--- start ---

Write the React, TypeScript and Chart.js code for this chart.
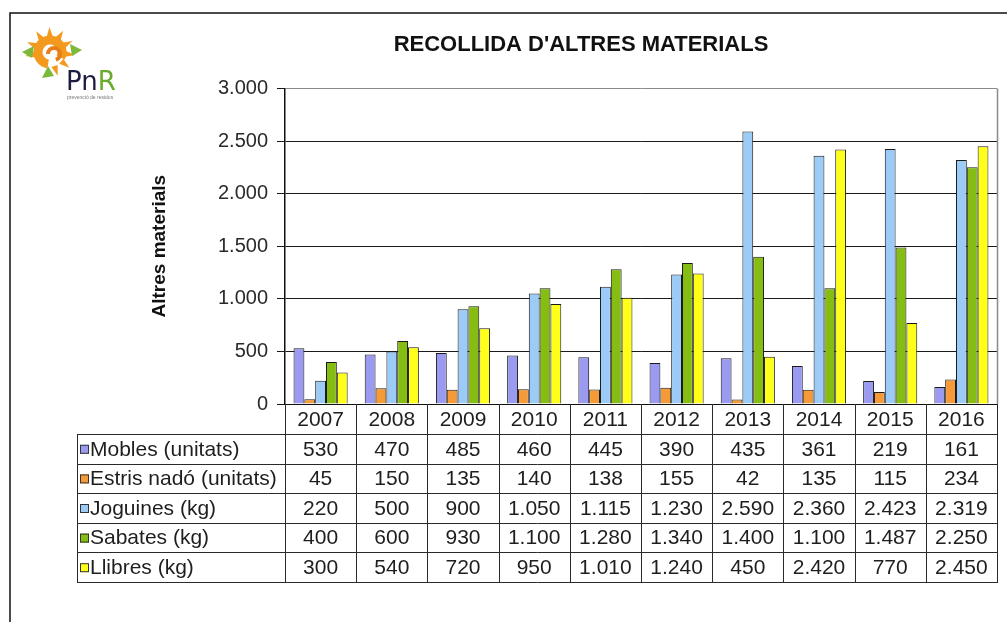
import React, { useEffect, useRef } from 'react';
import { Chart, registerables } from 'chart.js';

Chart.register(...registerables);

const chartTitle = "RECOLLIDA D'ALTRES MATERIALS";
const yAxisTitle = 'Altres materials';
const years = ['2007', '2008', '2009', '2010', '2011', '2012', '2013', '2014', '2015', '2016'];
const seriesNames = ['Mobles (unitats)', 'Estris nadó (unitats)', 'Joguines (kg)', 'Sabates (kg)', 'Llibres (kg)'];
const mobles = [530, 470, 485, 460, 445, 390, 435, 361, 219, 161];
const estris = [45, 150, 135, 140, 138, 155, 42, 135, 115, 234];
const joguines = [220, 500, 900, 1050, 1115, 1230, 2590, 2360, 2423, 2319];
const sabates = [400, 600, 930, 1100, 1280, 1340, 1400, 1100, 1487, 2250];
const llibres = [300, 540, 720, 950, 1010, 1240, 450, 2420, 770, 2450];
const seriesColors = ['#9a9af0', '#f59a36', '#9ccbf7', '#86bd12', '#ffff1a'];
const yMin = 0;
const yMax = 3000;
const yStep = 500;

const fmt = (n: number) => String(n).replace(/\B(?=(\d{3})+(?!\d))/g, '.');

const FONT = '"Liberation Sans", Arial, sans-serif';

const framePlugin = {
  id: 'frame',
  beforeDraw(chart: any) {
    const ctx = chart.ctx;
    ctx.save();
    ctx.fillStyle = '#ffffff';
    ctx.fillRect(0, 0, chart.width, chart.height);
    ctx.strokeStyle = '#111';
    ctx.lineWidth = 1.5;
    ctx.beginPath();
    ctx.moveTo(10, chart.height);
    ctx.lineTo(10, 13);
    ctx.lineTo(chart.width, 13);
    ctx.stroke();
    ctx.restore();
  },
  afterDraw(chart: any) {
    const ctx = chart.ctx;
    const a = chart.chartArea;
    ctx.save();
    ctx.strokeStyle = '#8a8a8a';
    ctx.lineWidth = 1.5;
    ctx.beginPath();
    ctx.moveTo(a.right + 0.5, a.top);
    ctx.lineTo(a.right + 0.5, a.bottom);
    ctx.stroke();
    // logo
    const cx = 50, cy = 52;
    ctx.fillStyle = '#f39a1e';
    for (let k = 0; k < 9; k++) {
      const ang = -Math.PI * 1.05 + k * (Math.PI * 1.45 / 8);
      const w = 0.22;
      ctx.beginPath();
      ctx.moveTo(cx + Math.cos(ang - w) * 15, cy + Math.sin(ang - w) * 15);
      ctx.lineTo(cx + Math.cos(ang) * 25, cy + Math.sin(ang) * 25);
      ctx.lineTo(cx + Math.cos(ang + w) * 15, cy + Math.sin(ang + w) * 15);
      ctx.closePath();
      ctx.fill();
    }
    ctx.strokeStyle = '#f39a1e';
    ctx.lineWidth = 9;
    ctx.beginPath();
    ctx.arc(cx, cy, 12, Math.PI * 0.55, Math.PI * 2.15);
    ctx.stroke();
    ctx.strokeStyle = '#e8801a';
    ctx.lineWidth = 4;
    ctx.beginPath();
    ctx.arc(cx + 4, cy + 2, 6, Math.PI * 1.0, Math.PI * 2.4);
    ctx.stroke();
    ctx.fillStyle = '#7cb83a';
    ctx.beginPath();
    ctx.moveTo(22, 52); ctx.lineTo(34, 46); ctx.lineTo(32, 58); ctx.closePath(); ctx.fill();
    ctx.beginPath();
    ctx.moveTo(82, 50); ctx.lineTo(70, 44); ctx.lineTo(72, 56); ctx.closePath(); ctx.fill();
    ctx.beginPath();
    ctx.moveTo(42, 78); ctx.lineTo(48, 66); ctx.lineTo(54, 76); ctx.closePath(); ctx.fill();
    ctx.font = `26px "DejaVu Sans", sans-serif`;
    ctx.textBaseline = 'alphabetic';
    ctx.textAlign = 'left';
    ctx.fillStyle = '#1c1c40';
    ctx.fillText('Pn', 66, 90);
    const pw = ctx.measureText('Pn').width;
    ctx.fillStyle = '#6aab2e';
    ctx.fillText('R', 66 + pw, 90);
    ctx.font = `5px ${FONT}`;
    ctx.fillStyle = '#777';
    ctx.fillText('prevenció de residus', 67, 99);
    ctx.restore();
  },
};

const tablePlugin = {
  id: 'dataTable',
  afterDraw(chart: any) {
    const ctx = chart.ctx;
    const a = chart.chartArea;
    const xs = chart.scales.x;
    const n = years.length;
    const cw = (a.right - a.left) / n;
    const rowTop = 434;
    const rowH = 29.6;
    const tableLeft = 77;
    const dsets = chart.data.datasets;
    const bottom = rowTop + dsets.length * rowH;
    ctx.save();
    ctx.strokeStyle = '#2a2a2a';
    ctx.lineWidth = 1;
    ctx.beginPath();
    for (let r = 0; r <= dsets.length; r++) {
      const y = Math.round(rowTop + r * rowH) + 0.5;
      ctx.moveTo(tableLeft, y);
      ctx.lineTo(a.right + 1, y);
    }
    for (let i = 0; i <= n; i++) {
      const x = Math.round(a.left + i * cw) + 0.5;
      ctx.moveTo(x, a.bottom);
      ctx.lineTo(x, bottom);
    }
    ctx.moveTo(tableLeft + 0.5, rowTop);
    ctx.lineTo(tableLeft + 0.5, bottom);
    ctx.stroke();

    ctx.textBaseline = 'middle';
    ctx.font = `21px ${FONT}`;
    dsets.forEach((ds: any, r: number) => {
      const yc = rowTop + r * rowH + rowH / 2 + 1;
      ctx.fillStyle = ds.backgroundColor;
      ctx.fillRect(80, yc - 5, 9, 9);
      ctx.strokeStyle = '#333';
      ctx.lineWidth = 1;
      ctx.strokeRect(80.5, yc - 4.5, 8, 8);
      ctx.fillStyle = '#1e1e1e';
      ctx.textAlign = 'left';
      ctx.fillText(ds.label, 90, yc);
      ctx.textAlign = 'center';
      ds.data.forEach((v: number, i: number) => {
        ctx.fillText(fmt(v), xs.getPixelForValue(i), yc);
      });
    });
    ctx.restore();
  },
};

export default function App() {
  const ref = useRef<HTMLCanvasElement | null>(null);
  useEffect(() => {
    if (!ref.current) return;
    const values = [mobles, estris, joguines, sabates, llibres];
    const chart = new Chart(ref.current, {
      type: 'bar',
      data: {
        labels: years,
        datasets: seriesNames.map((name, i) => ({
          label: name,
          data: values[i],
          backgroundColor: seriesColors[i],
          borderColor: '#1a1a1a',
          borderWidth: 1,
          categoryPercentage: 0.76,
          barPercentage: 1.0,
        })),
      },
      options: {
        animation: false,
        responsive: false,
        devicePixelRatio: 1,
        layout: { padding: { left: 165, right: 10, top: 0, bottom: 0 } },
        plugins: {
          legend: { display: false },
          tooltip: { enabled: false },
          title: {
            display: true,
            text: chartTitle,
            color: '#111',
            font: { family: FONT, size: 22, weight: 'bold' },
            padding: { top: 32, bottom: 30 },
          },
        },
        scales: {
          x: {
            grid: { display: false },
            border: { display: true, color: '#111', width: 1 },
            ticks: {
              color: '#1e1e1e',
              font: { family: FONT, size: 21 },
              padding: -4,
              maxRotation: 0,
              autoSkip: false,
            },
            afterFit: (s: any) => { s.height = 218; },
          },
          y: {
            min: yMin,
            max: yMax,
            grid: {
              color: (c: any) => (c.tick && c.tick.value === yMax ? '#8a8a8a' : '#1a1a1a'),
              tickColor: '#1a1a1a',
              tickLength: 8,
              lineWidth: 1,
            },
            border: { display: true, color: '#111', width: 1.5 },
            ticks: {
              stepSize: yStep,
              color: '#2a2a2a',
              font: { family: FONT, size: 20 },
              padding: 9,
              callback: (v: any) => fmt(Number(v)),
            },
            title: {
              display: true,
              text: yAxisTitle,
              color: '#111',
              font: { family: FONT, size: 19, weight: 'bold' },
              padding: { top: -17, bottom: 0 },
            },
            afterFit: (s: any) => { s.width = 120; },
          },
        },
      },
      plugins: [framePlugin, tablePlugin],
    });
    return () => chart.destroy();
  }, []);
  return (
    <div style={{ position: 'absolute', left: 0, top: 0, width: 1007, height: 622, background: '#fff' }}>
      <canvas ref={ref} width={1007} height={622} style={{ display: 'block' }} />
    </div>
  );
}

--- end ---

Transcribe the opening line of the listing above, please, and every line after it through the line with "Chart.register(...registerables);", word for word, without pictures.

Expected answer:
Write the React, TypeScript and Chart.js code for this chart.
import React, { useEffect, useRef } from 'react';
import { Chart, registerables } from 'chart.js';

Chart.register(...registerables);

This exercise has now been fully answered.